Goal:
For the data below, transcribe the part that opens with the line containing "Reproduce this chart with Bokeh." and closes with the line containing "from bokeh.core.properties import value", exactly and with no pictures.

Entries:
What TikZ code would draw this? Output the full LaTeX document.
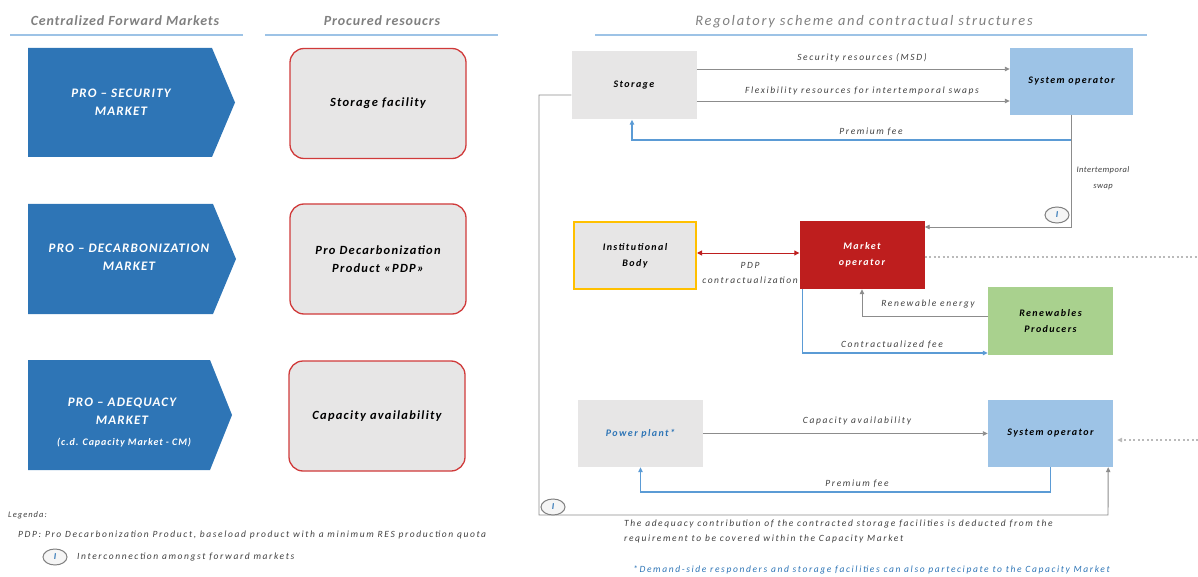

* * *

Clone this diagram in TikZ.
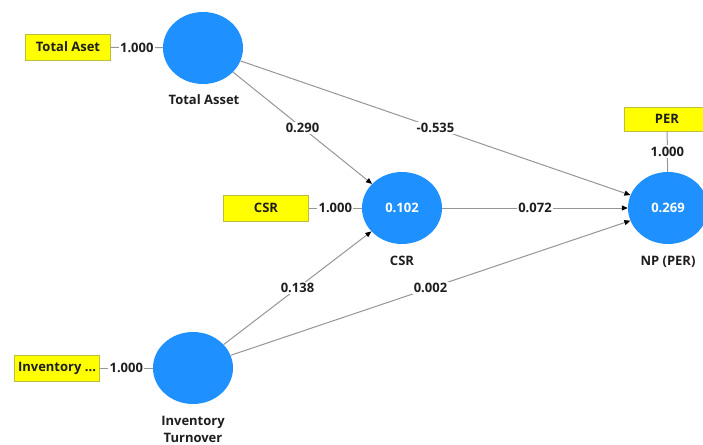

--

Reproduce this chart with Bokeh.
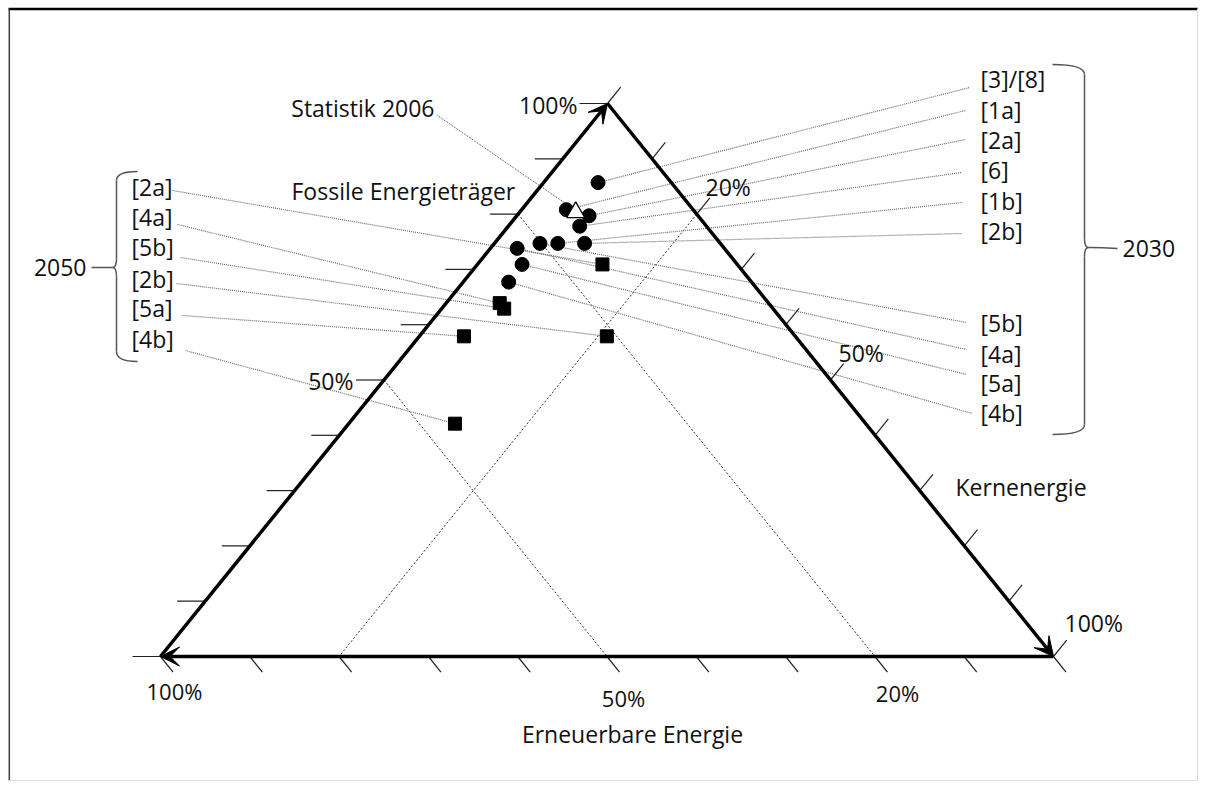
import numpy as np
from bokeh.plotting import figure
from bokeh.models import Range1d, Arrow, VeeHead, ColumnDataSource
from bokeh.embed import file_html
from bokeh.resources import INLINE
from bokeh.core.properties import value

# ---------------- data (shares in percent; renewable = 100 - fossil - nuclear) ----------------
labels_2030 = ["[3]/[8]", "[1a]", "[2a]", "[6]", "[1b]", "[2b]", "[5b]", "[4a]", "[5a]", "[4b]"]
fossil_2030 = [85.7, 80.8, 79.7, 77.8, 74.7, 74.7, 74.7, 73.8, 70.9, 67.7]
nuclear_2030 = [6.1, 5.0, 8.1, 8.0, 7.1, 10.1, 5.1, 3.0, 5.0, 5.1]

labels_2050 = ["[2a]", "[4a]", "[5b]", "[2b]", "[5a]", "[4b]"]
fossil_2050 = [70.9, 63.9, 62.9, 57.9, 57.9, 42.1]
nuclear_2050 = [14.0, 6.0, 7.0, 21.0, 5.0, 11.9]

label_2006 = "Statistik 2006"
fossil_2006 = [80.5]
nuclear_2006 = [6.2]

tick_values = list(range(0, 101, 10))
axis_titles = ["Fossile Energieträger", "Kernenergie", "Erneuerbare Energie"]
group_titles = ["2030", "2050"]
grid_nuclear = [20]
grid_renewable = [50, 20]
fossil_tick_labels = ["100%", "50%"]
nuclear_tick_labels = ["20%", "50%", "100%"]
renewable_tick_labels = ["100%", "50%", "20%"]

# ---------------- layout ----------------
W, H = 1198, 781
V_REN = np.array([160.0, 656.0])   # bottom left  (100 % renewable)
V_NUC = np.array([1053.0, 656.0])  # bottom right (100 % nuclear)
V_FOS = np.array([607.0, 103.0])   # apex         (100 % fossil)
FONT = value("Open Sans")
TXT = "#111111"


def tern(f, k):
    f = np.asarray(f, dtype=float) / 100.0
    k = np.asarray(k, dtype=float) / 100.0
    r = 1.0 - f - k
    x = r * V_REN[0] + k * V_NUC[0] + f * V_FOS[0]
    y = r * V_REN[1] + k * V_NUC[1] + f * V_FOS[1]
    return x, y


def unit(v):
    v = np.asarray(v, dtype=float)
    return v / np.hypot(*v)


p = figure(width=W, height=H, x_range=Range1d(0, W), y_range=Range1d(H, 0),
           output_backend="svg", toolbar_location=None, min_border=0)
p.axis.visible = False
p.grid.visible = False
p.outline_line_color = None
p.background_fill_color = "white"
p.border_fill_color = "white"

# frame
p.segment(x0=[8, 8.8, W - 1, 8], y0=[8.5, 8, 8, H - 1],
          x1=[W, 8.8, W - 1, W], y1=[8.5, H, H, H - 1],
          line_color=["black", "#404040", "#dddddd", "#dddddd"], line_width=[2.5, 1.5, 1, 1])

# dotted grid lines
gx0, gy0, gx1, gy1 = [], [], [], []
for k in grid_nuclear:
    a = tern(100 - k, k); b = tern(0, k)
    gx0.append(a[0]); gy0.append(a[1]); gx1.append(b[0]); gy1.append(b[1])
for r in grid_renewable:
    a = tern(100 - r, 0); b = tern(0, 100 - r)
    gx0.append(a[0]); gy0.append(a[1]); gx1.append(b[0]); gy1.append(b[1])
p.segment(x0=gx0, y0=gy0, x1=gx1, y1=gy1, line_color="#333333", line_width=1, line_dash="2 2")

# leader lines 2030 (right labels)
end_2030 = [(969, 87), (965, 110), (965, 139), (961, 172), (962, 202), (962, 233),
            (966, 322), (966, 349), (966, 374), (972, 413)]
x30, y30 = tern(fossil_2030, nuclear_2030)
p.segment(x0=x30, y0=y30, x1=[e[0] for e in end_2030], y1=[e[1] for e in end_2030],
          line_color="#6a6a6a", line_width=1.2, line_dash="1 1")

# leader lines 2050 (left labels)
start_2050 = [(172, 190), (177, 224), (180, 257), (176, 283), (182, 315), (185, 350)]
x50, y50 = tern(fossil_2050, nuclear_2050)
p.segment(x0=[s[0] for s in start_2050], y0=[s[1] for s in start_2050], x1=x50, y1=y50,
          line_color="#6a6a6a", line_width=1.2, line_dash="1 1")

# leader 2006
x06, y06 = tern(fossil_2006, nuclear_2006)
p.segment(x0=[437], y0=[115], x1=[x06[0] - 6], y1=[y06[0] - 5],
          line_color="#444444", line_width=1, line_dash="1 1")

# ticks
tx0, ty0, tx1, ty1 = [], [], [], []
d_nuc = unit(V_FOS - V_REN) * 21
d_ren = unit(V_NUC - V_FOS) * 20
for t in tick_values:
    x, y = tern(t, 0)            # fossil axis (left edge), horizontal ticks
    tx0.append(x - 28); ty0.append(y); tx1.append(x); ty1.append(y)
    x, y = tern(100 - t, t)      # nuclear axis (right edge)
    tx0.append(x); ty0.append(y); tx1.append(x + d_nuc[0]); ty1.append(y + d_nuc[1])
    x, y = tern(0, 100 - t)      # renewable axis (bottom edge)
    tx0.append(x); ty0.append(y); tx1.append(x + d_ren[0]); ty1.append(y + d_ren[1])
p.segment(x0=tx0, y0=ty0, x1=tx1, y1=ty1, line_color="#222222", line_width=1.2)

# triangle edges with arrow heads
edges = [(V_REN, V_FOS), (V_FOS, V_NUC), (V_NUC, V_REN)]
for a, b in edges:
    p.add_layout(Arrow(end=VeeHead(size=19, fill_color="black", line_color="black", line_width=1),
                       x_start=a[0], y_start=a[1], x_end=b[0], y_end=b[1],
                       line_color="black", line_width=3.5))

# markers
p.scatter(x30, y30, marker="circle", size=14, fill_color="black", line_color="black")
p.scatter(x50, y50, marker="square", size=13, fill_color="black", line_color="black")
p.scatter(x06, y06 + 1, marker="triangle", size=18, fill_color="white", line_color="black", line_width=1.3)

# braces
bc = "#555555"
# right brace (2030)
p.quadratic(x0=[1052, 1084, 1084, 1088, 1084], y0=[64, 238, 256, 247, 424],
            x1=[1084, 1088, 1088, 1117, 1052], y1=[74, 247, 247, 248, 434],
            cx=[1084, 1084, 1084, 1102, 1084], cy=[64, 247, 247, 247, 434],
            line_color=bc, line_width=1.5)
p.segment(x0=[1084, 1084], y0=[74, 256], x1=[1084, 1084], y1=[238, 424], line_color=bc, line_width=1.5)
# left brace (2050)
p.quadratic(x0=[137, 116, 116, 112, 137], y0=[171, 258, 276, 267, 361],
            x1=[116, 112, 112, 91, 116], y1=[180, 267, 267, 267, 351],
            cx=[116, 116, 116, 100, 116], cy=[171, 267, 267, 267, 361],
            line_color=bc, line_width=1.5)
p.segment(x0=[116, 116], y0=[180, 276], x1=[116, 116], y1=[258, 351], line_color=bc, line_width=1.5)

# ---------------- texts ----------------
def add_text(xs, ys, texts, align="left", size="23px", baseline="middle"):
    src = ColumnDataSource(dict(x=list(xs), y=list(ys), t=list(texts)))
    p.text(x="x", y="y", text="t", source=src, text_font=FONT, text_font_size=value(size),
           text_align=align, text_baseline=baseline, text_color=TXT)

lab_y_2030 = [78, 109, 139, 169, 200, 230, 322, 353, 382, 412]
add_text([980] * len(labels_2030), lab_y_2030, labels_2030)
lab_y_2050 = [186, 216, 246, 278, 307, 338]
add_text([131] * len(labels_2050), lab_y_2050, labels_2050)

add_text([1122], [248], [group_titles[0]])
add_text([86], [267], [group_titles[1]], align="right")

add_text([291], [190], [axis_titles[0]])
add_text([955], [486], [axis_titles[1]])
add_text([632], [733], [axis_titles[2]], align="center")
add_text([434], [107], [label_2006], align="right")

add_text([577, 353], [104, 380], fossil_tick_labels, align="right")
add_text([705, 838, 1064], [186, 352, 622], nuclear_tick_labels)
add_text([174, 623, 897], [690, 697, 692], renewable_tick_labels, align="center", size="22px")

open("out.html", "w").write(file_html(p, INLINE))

Solved exercise:
Reproduce this chart with Bokeh.
import numpy as np
from bokeh.plotting import figure
from bokeh.models import Range1d, Arrow, VeeHead, ColumnDataSource
from bokeh.embed import file_html
from bokeh.resources import INLINE
from bokeh.core.properties import value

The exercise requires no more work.